Net Health also started an employee resource group orientated around themes like working mothers, social activities, health and the Black Lives Matter movements.
“We, myself, the HR department, do everything we can to encourage them, including giving them some funding, but we don’t mandate them and we don’t create them. It has to emerge organically,” Pickus says.
A working mother in Bend, Oregon, and a working mother in Altoona, Pennsylvania, are connecting in ways they wouldn’t have before. It’s not a matter of this person just happens to be in the cubicle next to you, he says.
The groups can meet whenever they want because Pickus isn’t trying to watch his employees. He trusts that they will get things done and believes the freedom will empower them.
Another connection point has been an event that’s a mash-up between a corporate awards ceremony and a TED conference. Pickus says at the most recent one, an employee spoke about her experience with alcohol and drug addiction. It took incredible trust on her part, which is something Net Health’s leadership encourages.
Pickus says the most amazing thing was, unbeknownst to him or HR, people formed an employee resources group on their Slack channel for those in recovery who wanted to talk.

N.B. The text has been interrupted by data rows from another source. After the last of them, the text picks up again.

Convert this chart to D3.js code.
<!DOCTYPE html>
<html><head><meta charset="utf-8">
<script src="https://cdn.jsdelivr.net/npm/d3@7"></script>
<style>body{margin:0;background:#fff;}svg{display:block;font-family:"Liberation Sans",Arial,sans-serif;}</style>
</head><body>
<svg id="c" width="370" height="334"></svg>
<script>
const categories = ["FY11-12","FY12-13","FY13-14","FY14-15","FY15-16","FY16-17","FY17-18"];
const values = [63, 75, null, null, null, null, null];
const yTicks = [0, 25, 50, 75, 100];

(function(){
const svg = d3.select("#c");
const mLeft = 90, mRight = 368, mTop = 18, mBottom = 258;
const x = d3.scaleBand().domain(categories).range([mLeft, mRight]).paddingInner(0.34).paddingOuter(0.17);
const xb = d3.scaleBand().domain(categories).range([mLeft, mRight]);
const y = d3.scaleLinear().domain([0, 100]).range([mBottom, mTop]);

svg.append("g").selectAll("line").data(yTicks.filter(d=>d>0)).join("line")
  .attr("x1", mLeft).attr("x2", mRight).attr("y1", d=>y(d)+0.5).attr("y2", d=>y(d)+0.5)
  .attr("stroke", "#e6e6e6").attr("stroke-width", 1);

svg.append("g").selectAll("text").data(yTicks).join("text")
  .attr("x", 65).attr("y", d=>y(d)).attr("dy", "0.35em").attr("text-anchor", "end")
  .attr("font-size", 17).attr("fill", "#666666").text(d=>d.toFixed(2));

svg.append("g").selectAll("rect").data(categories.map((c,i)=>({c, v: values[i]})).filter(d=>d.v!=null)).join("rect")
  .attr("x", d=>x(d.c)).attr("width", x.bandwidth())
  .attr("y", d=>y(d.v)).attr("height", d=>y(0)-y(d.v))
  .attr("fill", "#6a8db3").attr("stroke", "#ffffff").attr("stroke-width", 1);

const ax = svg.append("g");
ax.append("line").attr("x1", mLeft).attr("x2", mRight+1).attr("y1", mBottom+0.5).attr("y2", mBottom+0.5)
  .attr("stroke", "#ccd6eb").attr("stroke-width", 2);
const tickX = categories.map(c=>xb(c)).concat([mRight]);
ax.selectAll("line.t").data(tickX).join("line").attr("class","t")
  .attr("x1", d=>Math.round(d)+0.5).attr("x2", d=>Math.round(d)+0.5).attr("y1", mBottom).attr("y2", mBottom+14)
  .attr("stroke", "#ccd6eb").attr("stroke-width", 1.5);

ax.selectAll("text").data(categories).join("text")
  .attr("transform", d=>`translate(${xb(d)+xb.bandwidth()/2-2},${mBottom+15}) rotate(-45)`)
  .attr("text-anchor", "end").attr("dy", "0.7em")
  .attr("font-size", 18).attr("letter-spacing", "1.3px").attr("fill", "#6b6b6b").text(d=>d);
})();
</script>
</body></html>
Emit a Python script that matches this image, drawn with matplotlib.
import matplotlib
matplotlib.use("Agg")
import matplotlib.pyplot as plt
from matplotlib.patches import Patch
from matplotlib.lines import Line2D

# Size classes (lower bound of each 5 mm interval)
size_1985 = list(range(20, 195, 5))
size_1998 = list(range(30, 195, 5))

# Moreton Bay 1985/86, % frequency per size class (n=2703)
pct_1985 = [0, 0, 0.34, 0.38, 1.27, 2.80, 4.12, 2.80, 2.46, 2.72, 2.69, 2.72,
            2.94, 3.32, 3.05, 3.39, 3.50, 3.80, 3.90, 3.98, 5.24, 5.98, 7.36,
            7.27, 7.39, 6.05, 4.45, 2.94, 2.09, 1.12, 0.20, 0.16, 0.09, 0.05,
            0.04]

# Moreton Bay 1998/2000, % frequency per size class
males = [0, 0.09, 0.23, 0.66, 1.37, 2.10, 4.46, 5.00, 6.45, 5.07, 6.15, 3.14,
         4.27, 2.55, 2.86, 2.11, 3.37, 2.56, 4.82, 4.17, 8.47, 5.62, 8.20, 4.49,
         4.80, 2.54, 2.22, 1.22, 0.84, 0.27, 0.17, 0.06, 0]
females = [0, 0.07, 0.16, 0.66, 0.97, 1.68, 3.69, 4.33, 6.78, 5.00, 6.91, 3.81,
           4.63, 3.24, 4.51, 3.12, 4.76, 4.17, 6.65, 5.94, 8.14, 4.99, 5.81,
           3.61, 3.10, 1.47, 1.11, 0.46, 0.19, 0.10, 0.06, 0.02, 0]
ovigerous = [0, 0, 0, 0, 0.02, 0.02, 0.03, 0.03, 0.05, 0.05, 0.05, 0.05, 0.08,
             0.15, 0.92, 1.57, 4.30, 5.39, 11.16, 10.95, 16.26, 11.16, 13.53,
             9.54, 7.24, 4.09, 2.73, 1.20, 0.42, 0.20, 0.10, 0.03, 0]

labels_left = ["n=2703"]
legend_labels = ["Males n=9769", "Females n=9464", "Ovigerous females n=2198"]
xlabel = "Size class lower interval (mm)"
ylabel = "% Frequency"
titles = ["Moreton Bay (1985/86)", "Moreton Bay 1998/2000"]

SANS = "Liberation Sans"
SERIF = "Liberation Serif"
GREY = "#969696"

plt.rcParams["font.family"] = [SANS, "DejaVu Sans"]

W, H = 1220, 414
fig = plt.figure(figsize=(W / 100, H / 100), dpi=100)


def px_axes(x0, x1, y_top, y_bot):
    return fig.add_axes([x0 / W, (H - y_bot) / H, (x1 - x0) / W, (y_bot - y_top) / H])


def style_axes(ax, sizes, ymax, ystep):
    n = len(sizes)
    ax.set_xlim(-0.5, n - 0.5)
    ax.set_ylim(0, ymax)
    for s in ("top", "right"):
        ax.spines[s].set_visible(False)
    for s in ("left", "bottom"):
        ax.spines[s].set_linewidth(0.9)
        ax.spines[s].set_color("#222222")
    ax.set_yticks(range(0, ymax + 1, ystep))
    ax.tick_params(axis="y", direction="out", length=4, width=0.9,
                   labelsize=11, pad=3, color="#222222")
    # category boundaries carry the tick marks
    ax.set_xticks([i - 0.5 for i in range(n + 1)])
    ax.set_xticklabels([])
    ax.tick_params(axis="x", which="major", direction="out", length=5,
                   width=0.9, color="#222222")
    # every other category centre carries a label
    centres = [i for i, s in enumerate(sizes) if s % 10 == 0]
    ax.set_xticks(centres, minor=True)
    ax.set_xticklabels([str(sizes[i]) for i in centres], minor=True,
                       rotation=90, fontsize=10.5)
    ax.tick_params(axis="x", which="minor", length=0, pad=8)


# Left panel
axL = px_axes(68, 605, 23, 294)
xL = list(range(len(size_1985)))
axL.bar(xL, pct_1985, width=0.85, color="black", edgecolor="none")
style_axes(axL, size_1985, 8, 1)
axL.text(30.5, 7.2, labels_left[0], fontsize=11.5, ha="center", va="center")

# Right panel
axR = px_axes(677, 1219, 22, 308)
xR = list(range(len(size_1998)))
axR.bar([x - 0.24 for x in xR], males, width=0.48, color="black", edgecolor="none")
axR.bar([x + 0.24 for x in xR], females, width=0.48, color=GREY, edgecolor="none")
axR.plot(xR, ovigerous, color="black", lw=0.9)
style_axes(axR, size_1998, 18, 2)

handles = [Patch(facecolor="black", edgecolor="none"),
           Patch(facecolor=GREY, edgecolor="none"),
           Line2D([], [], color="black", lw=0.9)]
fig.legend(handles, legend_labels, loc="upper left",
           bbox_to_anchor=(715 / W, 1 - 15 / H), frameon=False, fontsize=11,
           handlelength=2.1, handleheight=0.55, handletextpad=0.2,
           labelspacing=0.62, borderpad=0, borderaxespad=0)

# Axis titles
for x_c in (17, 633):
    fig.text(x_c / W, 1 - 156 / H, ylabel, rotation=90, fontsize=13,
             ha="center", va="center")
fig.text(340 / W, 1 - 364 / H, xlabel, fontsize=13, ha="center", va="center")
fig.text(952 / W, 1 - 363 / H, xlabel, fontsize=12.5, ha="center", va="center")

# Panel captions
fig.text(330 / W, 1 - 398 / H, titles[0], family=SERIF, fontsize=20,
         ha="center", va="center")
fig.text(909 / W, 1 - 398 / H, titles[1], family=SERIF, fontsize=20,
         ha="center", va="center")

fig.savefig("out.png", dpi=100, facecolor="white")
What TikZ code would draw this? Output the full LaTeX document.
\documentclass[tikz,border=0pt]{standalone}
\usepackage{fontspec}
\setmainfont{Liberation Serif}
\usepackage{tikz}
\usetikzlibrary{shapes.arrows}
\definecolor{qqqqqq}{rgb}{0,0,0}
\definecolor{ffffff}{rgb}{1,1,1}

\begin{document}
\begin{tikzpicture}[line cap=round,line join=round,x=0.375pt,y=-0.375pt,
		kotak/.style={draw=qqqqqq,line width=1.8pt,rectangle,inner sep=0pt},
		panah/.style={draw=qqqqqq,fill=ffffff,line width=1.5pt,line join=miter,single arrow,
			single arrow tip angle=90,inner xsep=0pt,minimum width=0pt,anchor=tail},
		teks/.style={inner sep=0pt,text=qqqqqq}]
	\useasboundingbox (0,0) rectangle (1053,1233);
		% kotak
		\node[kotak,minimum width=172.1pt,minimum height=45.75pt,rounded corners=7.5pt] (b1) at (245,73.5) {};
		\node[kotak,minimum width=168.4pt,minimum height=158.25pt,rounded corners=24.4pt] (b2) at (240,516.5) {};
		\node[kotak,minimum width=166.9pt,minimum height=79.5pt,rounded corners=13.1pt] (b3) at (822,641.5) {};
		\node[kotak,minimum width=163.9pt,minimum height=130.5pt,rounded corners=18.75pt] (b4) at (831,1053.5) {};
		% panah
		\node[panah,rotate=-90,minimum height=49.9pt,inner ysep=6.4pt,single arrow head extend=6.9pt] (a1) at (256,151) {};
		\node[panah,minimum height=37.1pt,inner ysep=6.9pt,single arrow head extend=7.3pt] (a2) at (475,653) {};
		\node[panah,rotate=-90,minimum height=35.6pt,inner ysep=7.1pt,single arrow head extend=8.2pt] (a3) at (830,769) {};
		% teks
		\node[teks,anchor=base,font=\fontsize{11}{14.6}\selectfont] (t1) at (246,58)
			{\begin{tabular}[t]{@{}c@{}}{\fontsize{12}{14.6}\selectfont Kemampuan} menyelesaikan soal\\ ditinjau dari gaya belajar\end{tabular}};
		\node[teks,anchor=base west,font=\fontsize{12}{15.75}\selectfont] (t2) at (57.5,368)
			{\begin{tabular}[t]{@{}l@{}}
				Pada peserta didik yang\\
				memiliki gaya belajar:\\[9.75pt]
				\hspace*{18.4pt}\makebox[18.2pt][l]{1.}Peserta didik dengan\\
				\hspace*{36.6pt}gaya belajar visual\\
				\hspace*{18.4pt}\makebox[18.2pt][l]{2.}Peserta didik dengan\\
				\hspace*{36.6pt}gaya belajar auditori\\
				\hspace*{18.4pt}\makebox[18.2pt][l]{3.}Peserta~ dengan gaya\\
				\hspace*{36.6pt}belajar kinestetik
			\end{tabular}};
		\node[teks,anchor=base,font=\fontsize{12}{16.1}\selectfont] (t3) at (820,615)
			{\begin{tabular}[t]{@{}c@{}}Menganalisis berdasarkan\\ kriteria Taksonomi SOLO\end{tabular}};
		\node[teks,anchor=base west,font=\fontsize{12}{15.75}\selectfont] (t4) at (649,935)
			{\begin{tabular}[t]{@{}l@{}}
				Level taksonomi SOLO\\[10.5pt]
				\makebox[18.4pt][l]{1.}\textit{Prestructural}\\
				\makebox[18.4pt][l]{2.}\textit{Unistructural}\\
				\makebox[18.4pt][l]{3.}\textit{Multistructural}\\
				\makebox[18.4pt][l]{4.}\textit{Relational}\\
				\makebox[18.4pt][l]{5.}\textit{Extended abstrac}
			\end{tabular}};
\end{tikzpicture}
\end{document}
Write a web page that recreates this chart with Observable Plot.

“When I see that kind of thing happening in a company that is all remote, I’m really confident this is working,” he says. “It certainly wasn’t happening when we had people with offices.”
However, Pickus knows there are still challenges to be solved with this work model, such as ensuring young hires make connections, get mentored and set up networks.
Net Health hasn’t just changed where it works. It’s transforming how it works.
The company takes care of the electronic documentation and workflow of its health care provider clients, but it also wants to use its data to drive better outcomes and business results.
That might mean predicting residents with the biggest fall risk in a rehabilitation facility or pinpointing a concerning drop in a wound’s rate of progress.
Pickus estimates Net Health is only in the second or third inning of this transformation, but he expects it will double or triple the business’s revenue.
Health care software is very much replicating what’s happened in other industries, like gambling, he says. A casino knows what games you played and how much you lost. Based on that, it can decide what kind of free room to comp you.
“Every industry now — because of the power of the way in which computing power has increased and the cost of data storage has decreased — is becoming dominated by data,” Pickus says.
“All we’re doing is applying that overall theory to our business and how we can help our customers in new ways. We don’t want to give away free room nights, but we do want wound care clinicians to have access to information about which course of treatment is most likely to heal that patient.”
However, this is a time when changing too fast isn’t as helpful. Health care providers don’t yet utilize a value-based care system. It’s still a fee-for-service world, where telling providers to do fewer procedures causes them to lose money.
“We have to provide solutions for them that help them now and in the future,” he says, adding that gaining clarity around this issue has been a good lesson.
However, Pickus, again, believes the greater risk is standing pat in the face of the future.
“The risk is not doing it,” he says. “If you don’t do it, you will be road kill. The risk isn’t that you might get into it and struggle a little bit — everybody does.”
- Think of change as an opportunity.
- True transformation requires intention behind it.
- Little things can be surprisingly powerful.